GOAL -
Without omitting anything, retype the data that follows.

※

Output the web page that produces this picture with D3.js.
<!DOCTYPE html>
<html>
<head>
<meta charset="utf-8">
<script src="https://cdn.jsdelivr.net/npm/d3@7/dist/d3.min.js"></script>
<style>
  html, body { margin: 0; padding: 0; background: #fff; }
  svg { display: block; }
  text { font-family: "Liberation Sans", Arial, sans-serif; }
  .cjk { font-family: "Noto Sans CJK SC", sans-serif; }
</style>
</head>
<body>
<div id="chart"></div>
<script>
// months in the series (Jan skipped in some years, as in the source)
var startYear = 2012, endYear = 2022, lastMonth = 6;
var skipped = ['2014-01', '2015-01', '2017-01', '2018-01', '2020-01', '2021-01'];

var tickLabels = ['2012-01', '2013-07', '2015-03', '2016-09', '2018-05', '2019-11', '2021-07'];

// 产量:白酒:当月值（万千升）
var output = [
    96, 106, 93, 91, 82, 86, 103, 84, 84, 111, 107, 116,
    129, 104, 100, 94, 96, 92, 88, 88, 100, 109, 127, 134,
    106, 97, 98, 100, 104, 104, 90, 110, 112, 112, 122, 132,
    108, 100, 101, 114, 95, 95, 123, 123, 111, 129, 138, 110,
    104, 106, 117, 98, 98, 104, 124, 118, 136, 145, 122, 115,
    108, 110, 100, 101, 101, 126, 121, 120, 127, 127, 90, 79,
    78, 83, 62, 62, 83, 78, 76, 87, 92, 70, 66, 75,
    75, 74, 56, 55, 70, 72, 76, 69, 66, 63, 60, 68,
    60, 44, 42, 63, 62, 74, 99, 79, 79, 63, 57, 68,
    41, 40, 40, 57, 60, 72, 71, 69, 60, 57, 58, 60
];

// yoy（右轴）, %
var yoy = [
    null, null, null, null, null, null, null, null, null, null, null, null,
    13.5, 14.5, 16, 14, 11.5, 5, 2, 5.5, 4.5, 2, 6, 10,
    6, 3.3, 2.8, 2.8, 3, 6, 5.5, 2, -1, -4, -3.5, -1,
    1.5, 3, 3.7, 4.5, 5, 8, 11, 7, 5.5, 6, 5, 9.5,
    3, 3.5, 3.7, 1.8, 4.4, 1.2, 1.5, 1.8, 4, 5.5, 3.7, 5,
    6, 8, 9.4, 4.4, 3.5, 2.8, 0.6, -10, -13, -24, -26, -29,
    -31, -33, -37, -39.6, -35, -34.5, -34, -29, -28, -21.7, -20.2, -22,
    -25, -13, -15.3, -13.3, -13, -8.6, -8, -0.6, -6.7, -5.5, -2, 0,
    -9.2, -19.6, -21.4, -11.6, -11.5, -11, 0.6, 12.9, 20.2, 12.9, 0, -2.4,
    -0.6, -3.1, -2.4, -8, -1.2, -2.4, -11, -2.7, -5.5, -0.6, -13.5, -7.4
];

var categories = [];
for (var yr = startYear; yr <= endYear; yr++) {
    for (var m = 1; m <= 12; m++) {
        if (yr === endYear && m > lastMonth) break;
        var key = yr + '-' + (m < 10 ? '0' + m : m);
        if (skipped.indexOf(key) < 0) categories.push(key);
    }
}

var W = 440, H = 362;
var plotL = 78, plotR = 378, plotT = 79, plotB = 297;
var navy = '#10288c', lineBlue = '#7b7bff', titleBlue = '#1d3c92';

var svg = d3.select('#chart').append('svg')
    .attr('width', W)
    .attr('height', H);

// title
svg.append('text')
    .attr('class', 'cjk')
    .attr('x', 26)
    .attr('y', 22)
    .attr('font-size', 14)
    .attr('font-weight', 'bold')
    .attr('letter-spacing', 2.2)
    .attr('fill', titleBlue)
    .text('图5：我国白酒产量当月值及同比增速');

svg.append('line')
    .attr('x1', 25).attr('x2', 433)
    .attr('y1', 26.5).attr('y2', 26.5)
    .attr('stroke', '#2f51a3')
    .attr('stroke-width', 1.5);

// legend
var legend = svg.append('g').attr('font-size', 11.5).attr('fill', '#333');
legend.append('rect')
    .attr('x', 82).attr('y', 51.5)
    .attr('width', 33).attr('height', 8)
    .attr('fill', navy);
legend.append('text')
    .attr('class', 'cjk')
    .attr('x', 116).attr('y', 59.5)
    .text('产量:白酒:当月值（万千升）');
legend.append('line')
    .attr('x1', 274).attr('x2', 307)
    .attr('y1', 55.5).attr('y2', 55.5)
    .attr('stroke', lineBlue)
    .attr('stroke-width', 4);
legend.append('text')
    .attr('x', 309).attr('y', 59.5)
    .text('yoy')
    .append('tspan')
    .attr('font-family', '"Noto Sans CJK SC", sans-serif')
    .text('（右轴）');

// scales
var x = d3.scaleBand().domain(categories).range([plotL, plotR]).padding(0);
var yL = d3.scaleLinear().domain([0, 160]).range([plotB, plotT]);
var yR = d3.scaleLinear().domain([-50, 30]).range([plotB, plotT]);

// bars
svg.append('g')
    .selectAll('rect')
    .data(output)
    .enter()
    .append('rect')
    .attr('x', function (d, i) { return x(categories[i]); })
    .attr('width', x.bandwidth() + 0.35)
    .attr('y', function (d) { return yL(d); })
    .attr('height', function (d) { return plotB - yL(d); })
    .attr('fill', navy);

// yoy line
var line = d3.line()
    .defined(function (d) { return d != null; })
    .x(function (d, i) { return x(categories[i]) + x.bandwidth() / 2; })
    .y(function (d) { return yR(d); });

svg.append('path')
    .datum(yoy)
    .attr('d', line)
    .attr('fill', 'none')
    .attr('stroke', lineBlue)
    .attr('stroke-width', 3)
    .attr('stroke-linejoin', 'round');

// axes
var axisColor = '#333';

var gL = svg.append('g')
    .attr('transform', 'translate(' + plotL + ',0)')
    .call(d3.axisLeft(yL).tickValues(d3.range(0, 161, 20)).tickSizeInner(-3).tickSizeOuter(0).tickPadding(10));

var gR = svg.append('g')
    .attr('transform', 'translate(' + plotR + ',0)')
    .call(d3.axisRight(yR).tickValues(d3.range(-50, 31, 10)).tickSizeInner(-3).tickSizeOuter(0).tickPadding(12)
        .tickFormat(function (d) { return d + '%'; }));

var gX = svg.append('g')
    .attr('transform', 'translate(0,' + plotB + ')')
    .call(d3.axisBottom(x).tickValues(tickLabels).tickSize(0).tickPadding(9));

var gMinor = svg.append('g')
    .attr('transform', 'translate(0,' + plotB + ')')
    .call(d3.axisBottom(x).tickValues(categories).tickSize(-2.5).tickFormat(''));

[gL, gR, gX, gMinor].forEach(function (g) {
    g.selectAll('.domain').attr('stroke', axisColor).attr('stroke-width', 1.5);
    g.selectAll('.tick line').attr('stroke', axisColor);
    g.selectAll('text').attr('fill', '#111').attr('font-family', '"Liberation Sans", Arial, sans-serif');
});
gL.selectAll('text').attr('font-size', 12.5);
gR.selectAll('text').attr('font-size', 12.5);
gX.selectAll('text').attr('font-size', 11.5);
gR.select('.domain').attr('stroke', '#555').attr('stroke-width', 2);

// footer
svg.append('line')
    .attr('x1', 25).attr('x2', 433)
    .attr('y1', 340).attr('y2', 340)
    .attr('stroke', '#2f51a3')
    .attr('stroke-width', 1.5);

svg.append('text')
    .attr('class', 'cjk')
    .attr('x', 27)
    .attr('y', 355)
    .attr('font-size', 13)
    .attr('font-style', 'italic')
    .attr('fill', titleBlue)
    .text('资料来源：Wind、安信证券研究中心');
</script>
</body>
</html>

※

ANSWER IN FULL -
Output the web page that produces this picture with D3.js.
<!DOCTYPE html>
<html>
<head>
<meta charset="utf-8">
<script src="https://cdn.jsdelivr.net/npm/d3@7/dist/d3.min.js"></script>
<style>
  html, body { margin: 0; padding: 0; background: #fff; }
  svg { display: block; }
  text { font-family: "Liberation Sans", Arial, sans-serif; }
  .cjk { font-family: "Noto Sans CJK SC", sans-serif; }
</style>
</head>
<body>
<div id="chart"></div>
<script>
// months in the series (Jan skipped in some years, as in the source)
var startYear = 2012, endYear = 2022, lastMonth = 6;
var skipped = ['2014-01', '2015-01', '2017-01', '2018-01', '2020-01', '2021-01'];

var tickLabels = ['2012-01', '2013-07', '2015-03', '2016-09', '2018-05', '2019-11', '2021-07'];

// 产量:白酒:当月值（万千升）
var output = [
    96, 106, 93, 91, 82, 86, 103, 84, 84, 111, 107, 116,
    129, 104, 100, 94, 96, 92, 88, 88, 100, 109, 127, 134,
    106, 97, 98, 100, 104, 104, 90, 110, 112, 112, 122, 132,
    108, 100, 101, 114, 95, 95, 123, 123, 111, 129, 138, 110,
    104, 106, 117, 98, 98, 104, 124, 118, 136, 145, 122, 115,
    108, 110, 100, 101, 101, 126, 121, 120, 127, 127, 90, 79,
    78, 83, 62, 62, 83, 78, 76, 87, 92, 70, 66, 75,
    75, 74, 56, 55, 70, 72, 76, 69, 66, 63, 60, 68,
    60, 44, 42, 63, 62, 74, 99, 79, 79, 63, 57, 68,
    41, 40, 40, 57, 60, 72, 71, 69, 60, 57, 58, 60
];

// yoy（右轴）, %
var yoy = [
    null, null, null, null, null, null, null, null, null, null, null, null,
    13.5, 14.5, 16, 14, 11.5, 5, 2, 5.5, 4.5, 2, 6, 10,
    6, 3.3, 2.8, 2.8, 3, 6, 5.5, 2, -1, -4, -3.5, -1,
    1.5, 3, 3.7, 4.5, 5, 8, 11, 7, 5.5, 6, 5, 9.5,
    3, 3.5, 3.7, 1.8, 4.4, 1.2, 1.5, 1.8, 4, 5.5, 3.7, 5,
    6, 8, 9.4, 4.4, 3.5, 2.8, 0.6, -10, -13, -24, -26, -29,
    -31, -33, -37, -39.6, -35, -34.5, -34, -29, -28, -21.7, -20.2, -22,
    -25, -13, -15.3, -13.3, -13, -8.6, -8, -0.6, -6.7, -5.5, -2, 0,
    -9.2, -19.6, -21.4, -11.6, -11.5, -11, 0.6, 12.9, 20.2, 12.9, 0, -2.4,
    -0.6, -3.1, -2.4, -8, -1.2, -2.4, -11, -2.7, -5.5, -0.6, -13.5, -7.4
];

var categories = [];
for (var yr = startYear; yr <= endYear; yr++) {
    for (var m = 1; m <= 12; m++) {
        if (yr === endYear && m > lastMonth) break;
        var key = yr + '-' + (m < 10 ? '0' + m : m);
        if (skipped.indexOf(key) < 0) categories.push(key);
    }
}

var W = 440, H = 362;
var plotL = 78, plotR = 378, plotT = 79, plotB = 297;
var navy = '#10288c', lineBlue = '#7b7bff', titleBlue = '#1d3c92';

var svg = d3.select('#chart').append('svg')
    .attr('width', W)
    .attr('height', H);

// title
svg.append('text')
    .attr('class', 'cjk')
    .attr('x', 26)
    .attr('y', 22)
    .attr('font-size', 14)
    .attr('font-weight', 'bold')
    .attr('letter-spacing', 2.2)
    .attr('fill', titleBlue)
    .text('图5：我国白酒产量当月值及同比增速');

svg.append('line')
    .attr('x1', 25).attr('x2', 433)
    .attr('y1', 26.5).attr('y2', 26.5)
    .attr('stroke', '#2f51a3')
    .attr('stroke-width', 1.5);

// legend
var legend = svg.append('g').attr('font-size', 11.5).attr('fill', '#333');
legend.append('rect')
    .attr('x', 82).attr('y', 51.5)
    .attr('width', 33).attr('height', 8)
    .attr('fill', navy);
legend.append('text')
    .attr('class', 'cjk')
    .attr('x', 116).attr('y', 59.5)
    .text('产量:白酒:当月值（万千升）');
legend.append('line')
    .attr('x1', 274).attr('x2', 307)
    .attr('y1', 55.5).attr('y2', 55.5)
    .attr('stroke', lineBlue)
    .attr('stroke-width', 4);
legend.append('text')
    .attr('x', 309).attr('y', 59.5)
    .text('yoy')
    .append('tspan')
    .attr('font-family', '"Noto Sans CJK SC", sans-serif')
    .text('（右轴）');

// scales
var x = d3.scaleBand().domain(categories).range([plotL, plotR]).padding(0);
var yL = d3.scaleLinear().domain([0, 160]).range([plotB, plotT]);
var yR = d3.scaleLinear().domain([-50, 30]).range([plotB, plotT]);

// bars
svg.append('g')
    .selectAll('rect')
    .data(output)
    .enter()
    .append('rect')
    .attr('x', function (d, i) { return x(categories[i]); })
    .attr('width', x.bandwidth() + 0.35)
    .attr('y', function (d) { return yL(d); })
    .attr('height', function (d) { return plotB - yL(d); })
    .attr('fill', navy);

// yoy line
var line = d3.line()
    .defined(function (d) { return d != null; })
    .x(function (d, i) { return x(categories[i]) + x.bandwidth() / 2; })
    .y(function (d) { return yR(d); });

svg.append('path')
    .datum(yoy)
    .attr('d', line)
    .attr('fill', 'none')
    .attr('stroke', lineBlue)
    .attr('stroke-width', 3)
    .attr('stroke-linejoin', 'round');

// axes
var axisColor = '#333';

var gL = svg.append('g')
    .attr('transform', 'translate(' + plotL + ',0)')
    .call(d3.axisLeft(yL).tickValues(d3.range(0, 161, 20)).tickSizeInner(-3).tickSizeOuter(0).tickPadding(10));

var gR = svg.append('g')
    .attr('transform', 'translate(' + plotR + ',0)')
    .call(d3.axisRight(yR).tickValues(d3.range(-50, 31, 10)).tickSizeInner(-3).tickSizeOuter(0).tickPadding(12)
        .tickFormat(function (d) { return d + '%'; }));

var gX = svg.append('g')
    .attr('transform', 'translate(0,' + plotB + ')')
    .call(d3.axisBottom(x).tickValues(tickLabels).tickSize(0).tickPadding(9));

var gMinor = svg.append('g')
    .attr('transform', 'translate(0,' + plotB + ')')
    .call(d3.axisBottom(x).tickValues(categories).tickSize(-2.5).tickFormat(''));

[gL, gR, gX, gMinor].forEach(function (g) {
    g.selectAll('.domain').attr('stroke', axisColor).attr('stroke-width', 1.5);
    g.selectAll('.tick line').attr('stroke', axisColor);
    g.selectAll('text').attr('fill', '#111').attr('font-family', '"Liberation Sans", Arial, sans-serif');
});
gL.selectAll('text').attr('font-size', 12.5);
gR.selectAll('text').attr('font-size', 12.5);
gX.selectAll('text').attr('font-size', 11.5);
gR.select('.domain').attr('stroke', '#555').attr('stroke-width', 2);

// footer
svg.append('line')
    .attr('x1', 25).attr('x2', 433)
    .attr('y1', 340).attr('y2', 340)
    .attr('stroke', '#2f51a3')
    .attr('stroke-width', 1.5);

svg.append('text')
    .attr('class', 'cjk')
    .attr('x', 27)
    .attr('y', 355)
    .attr('font-size', 13)
    .attr('font-style', 'italic')
    .attr('fill', titleBlue)
    .text('资料来源：Wind、安信证券研究中心');
</script>
</body>
</html>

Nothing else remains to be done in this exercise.